──────── Raw data ────────

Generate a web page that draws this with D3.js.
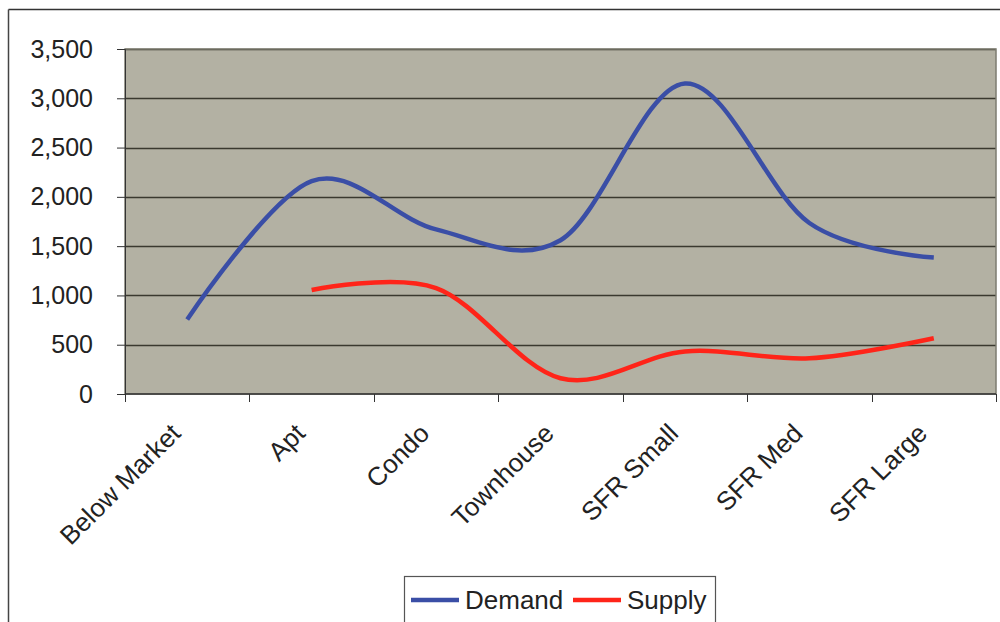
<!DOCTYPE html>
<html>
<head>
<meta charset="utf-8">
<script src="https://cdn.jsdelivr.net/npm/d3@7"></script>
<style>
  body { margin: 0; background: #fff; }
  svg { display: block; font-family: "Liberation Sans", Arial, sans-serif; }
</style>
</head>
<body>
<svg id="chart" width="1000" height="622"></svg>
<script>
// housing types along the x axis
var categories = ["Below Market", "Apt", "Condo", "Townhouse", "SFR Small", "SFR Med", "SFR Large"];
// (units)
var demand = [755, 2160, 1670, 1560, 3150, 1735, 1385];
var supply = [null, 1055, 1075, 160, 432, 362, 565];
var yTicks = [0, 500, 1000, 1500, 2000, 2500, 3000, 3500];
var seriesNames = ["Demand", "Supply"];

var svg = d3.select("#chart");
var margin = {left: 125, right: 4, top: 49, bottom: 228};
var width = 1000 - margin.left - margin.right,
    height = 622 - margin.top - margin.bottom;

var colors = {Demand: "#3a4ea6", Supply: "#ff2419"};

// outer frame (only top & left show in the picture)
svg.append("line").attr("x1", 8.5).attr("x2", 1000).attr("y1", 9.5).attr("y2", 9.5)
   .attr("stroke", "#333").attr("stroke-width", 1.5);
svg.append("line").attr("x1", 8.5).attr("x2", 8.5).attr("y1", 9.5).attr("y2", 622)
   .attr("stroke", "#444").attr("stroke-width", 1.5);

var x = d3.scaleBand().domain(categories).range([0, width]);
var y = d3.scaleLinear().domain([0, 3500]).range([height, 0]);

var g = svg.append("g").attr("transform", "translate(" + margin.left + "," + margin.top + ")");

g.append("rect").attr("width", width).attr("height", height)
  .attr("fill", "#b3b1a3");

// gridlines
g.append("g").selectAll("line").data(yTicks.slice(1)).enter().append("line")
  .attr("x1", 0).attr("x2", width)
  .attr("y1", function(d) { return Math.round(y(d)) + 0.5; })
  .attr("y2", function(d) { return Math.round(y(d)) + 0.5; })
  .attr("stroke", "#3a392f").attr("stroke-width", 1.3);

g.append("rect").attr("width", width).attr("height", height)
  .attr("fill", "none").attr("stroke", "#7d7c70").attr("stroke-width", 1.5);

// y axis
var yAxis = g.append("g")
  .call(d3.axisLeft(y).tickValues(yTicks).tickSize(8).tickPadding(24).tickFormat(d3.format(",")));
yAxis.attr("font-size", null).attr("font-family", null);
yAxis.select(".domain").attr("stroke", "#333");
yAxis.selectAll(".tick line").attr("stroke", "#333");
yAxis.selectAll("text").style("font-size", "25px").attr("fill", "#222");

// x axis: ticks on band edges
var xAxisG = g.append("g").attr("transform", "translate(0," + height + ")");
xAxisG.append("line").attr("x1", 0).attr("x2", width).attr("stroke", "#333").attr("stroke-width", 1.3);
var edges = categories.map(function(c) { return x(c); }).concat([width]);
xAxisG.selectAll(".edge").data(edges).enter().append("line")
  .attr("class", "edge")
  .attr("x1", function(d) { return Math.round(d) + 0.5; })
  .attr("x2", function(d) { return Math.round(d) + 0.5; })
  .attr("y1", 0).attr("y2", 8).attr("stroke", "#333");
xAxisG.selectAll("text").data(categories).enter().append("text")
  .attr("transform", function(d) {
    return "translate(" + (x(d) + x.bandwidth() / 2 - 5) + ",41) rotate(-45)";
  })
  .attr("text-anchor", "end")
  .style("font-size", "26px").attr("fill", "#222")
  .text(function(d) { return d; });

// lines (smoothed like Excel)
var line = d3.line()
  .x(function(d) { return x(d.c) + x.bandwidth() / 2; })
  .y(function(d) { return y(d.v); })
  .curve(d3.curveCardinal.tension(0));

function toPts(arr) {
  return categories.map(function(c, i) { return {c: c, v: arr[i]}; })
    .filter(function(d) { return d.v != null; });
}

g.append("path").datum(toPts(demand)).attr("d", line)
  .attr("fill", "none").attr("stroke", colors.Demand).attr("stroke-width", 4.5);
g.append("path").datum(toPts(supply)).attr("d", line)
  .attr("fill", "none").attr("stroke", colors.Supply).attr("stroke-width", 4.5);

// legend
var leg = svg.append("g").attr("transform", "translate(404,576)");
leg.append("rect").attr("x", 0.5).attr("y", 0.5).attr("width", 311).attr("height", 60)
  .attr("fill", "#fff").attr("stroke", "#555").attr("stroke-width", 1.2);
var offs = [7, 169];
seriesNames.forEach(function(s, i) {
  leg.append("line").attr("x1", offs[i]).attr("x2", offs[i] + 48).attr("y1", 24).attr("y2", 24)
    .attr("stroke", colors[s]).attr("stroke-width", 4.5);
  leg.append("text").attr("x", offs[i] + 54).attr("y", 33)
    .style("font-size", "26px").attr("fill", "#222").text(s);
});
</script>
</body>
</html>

────────

● Problem
Return each line from the material above exactly, but not the pictures.

● Task result
Generate a web page that draws this with D3.js.
<!DOCTYPE html>
<html>
<head>
<meta charset="utf-8">
<script src="https://cdn.jsdelivr.net/npm/d3@7"></script>
<style>
  body { margin: 0; background: #fff; }
  svg { display: block; font-family: "Liberation Sans", Arial, sans-serif; }
</style>
</head>
<body>
<svg id="chart" width="1000" height="622"></svg>
<script>
// housing types along the x axis
var categories = ["Below Market", "Apt", "Condo", "Townhouse", "SFR Small", "SFR Med", "SFR Large"];
// (units)
var demand = [755, 2160, 1670, 1560, 3150, 1735, 1385];
var supply = [null, 1055, 1075, 160, 432, 362, 565];
var yTicks = [0, 500, 1000, 1500, 2000, 2500, 3000, 3500];
var seriesNames = ["Demand", "Supply"];

var svg = d3.select("#chart");
var margin = {left: 125, right: 4, top: 49, bottom: 228};
var width = 1000 - margin.left - margin.right,
    height = 622 - margin.top - margin.bottom;

var colors = {Demand: "#3a4ea6", Supply: "#ff2419"};

// outer frame (only top & left show in the picture)
svg.append("line").attr("x1", 8.5).attr("x2", 1000).attr("y1", 9.5).attr("y2", 9.5)
   .attr("stroke", "#333").attr("stroke-width", 1.5);
svg.append("line").attr("x1", 8.5).attr("x2", 8.5).attr("y1", 9.5).attr("y2", 622)
   .attr("stroke", "#444").attr("stroke-width", 1.5);

var x = d3.scaleBand().domain(categories).range([0, width]);
var y = d3.scaleLinear().domain([0, 3500]).range([height, 0]);

var g = svg.append("g").attr("transform", "translate(" + margin.left + "," + margin.top + ")");

g.append("rect").attr("width", width).attr("height", height)
  .attr("fill", "#b3b1a3");

// gridlines
g.append("g").selectAll("line").data(yTicks.slice(1)).enter().append("line")
  .attr("x1", 0).attr("x2", width)
  .attr("y1", function(d) { return Math.round(y(d)) + 0.5; })
  .attr("y2", function(d) { return Math.round(y(d)) + 0.5; })
  .attr("stroke", "#3a392f").attr("stroke-width", 1.3);

g.append("rect").attr("width", width).attr("height", height)
  .attr("fill", "none").attr("stroke", "#7d7c70").attr("stroke-width", 1.5);

// y axis
var yAxis = g.append("g")
  .call(d3.axisLeft(y).tickValues(yTicks).tickSize(8).tickPadding(24).tickFormat(d3.format(",")));
yAxis.attr("font-size", null).attr("font-family", null);
yAxis.select(".domain").attr("stroke", "#333");
yAxis.selectAll(".tick line").attr("stroke", "#333");
yAxis.selectAll("text").style("font-size", "25px").attr("fill", "#222");

// x axis: ticks on band edges
var xAxisG = g.append("g").attr("transform", "translate(0," + height + ")");
xAxisG.append("line").attr("x1", 0).attr("x2", width).attr("stroke", "#333").attr("stroke-width", 1.3);
var edges = categories.map(function(c) { return x(c); }).concat([width]);
xAxisG.selectAll(".edge").data(edges).enter().append("line")
  .attr("class", "edge")
  .attr("x1", function(d) { return Math.round(d) + 0.5; })
  .attr("x2", function(d) { return Math.round(d) + 0.5; })
  .attr("y1", 0).attr("y2", 8).attr("stroke", "#333");
xAxisG.selectAll("text").data(categories).enter().append("text")
  .attr("transform", function(d) {
    return "translate(" + (x(d) + x.bandwidth() / 2 - 5) + ",41) rotate(-45)";
  })
  .attr("text-anchor", "end")
  .style("font-size", "26px").attr("fill", "#222")
  .text(function(d) { return d; });

// lines (smoothed like Excel)
var line = d3.line()
  .x(function(d) { return x(d.c) + x.bandwidth() / 2; })
  .y(function(d) { return y(d.v); })
  .curve(d3.curveCardinal.tension(0));

function toPts(arr) {
  return categories.map(function(c, i) { return {c: c, v: arr[i]}; })
    .filter(function(d) { return d.v != null; });
}

g.append("path").datum(toPts(demand)).attr("d", line)
  .attr("fill", "none").attr("stroke", colors.Demand).attr("stroke-width", 4.5);
g.append("path").datum(toPts(supply)).attr("d", line)
  .attr("fill", "none").attr("stroke", colors.Supply).attr("stroke-width", 4.5);

// legend
var leg = svg.append("g").attr("transform", "translate(404,576)");
leg.append("rect").attr("x", 0.5).attr("y", 0.5).attr("width", 311).attr("height", 60)
  .attr("fill", "#fff").attr("stroke", "#555").attr("stroke-width", 1.2);
var offs = [7, 169];
seriesNames.forEach(function(s, i) {
  leg.append("line").attr("x1", offs[i]).attr("x2", offs[i] + 48).attr("y1", 24).attr("y2", 24)
    .attr("stroke", colors[s]).attr("stroke-width", 4.5);
  leg.append("text").attr("x", offs[i] + 54).attr("y", 33)
    .style("font-size", "26px").attr("fill", "#222").text(s);
});
</script>
</body>
</html>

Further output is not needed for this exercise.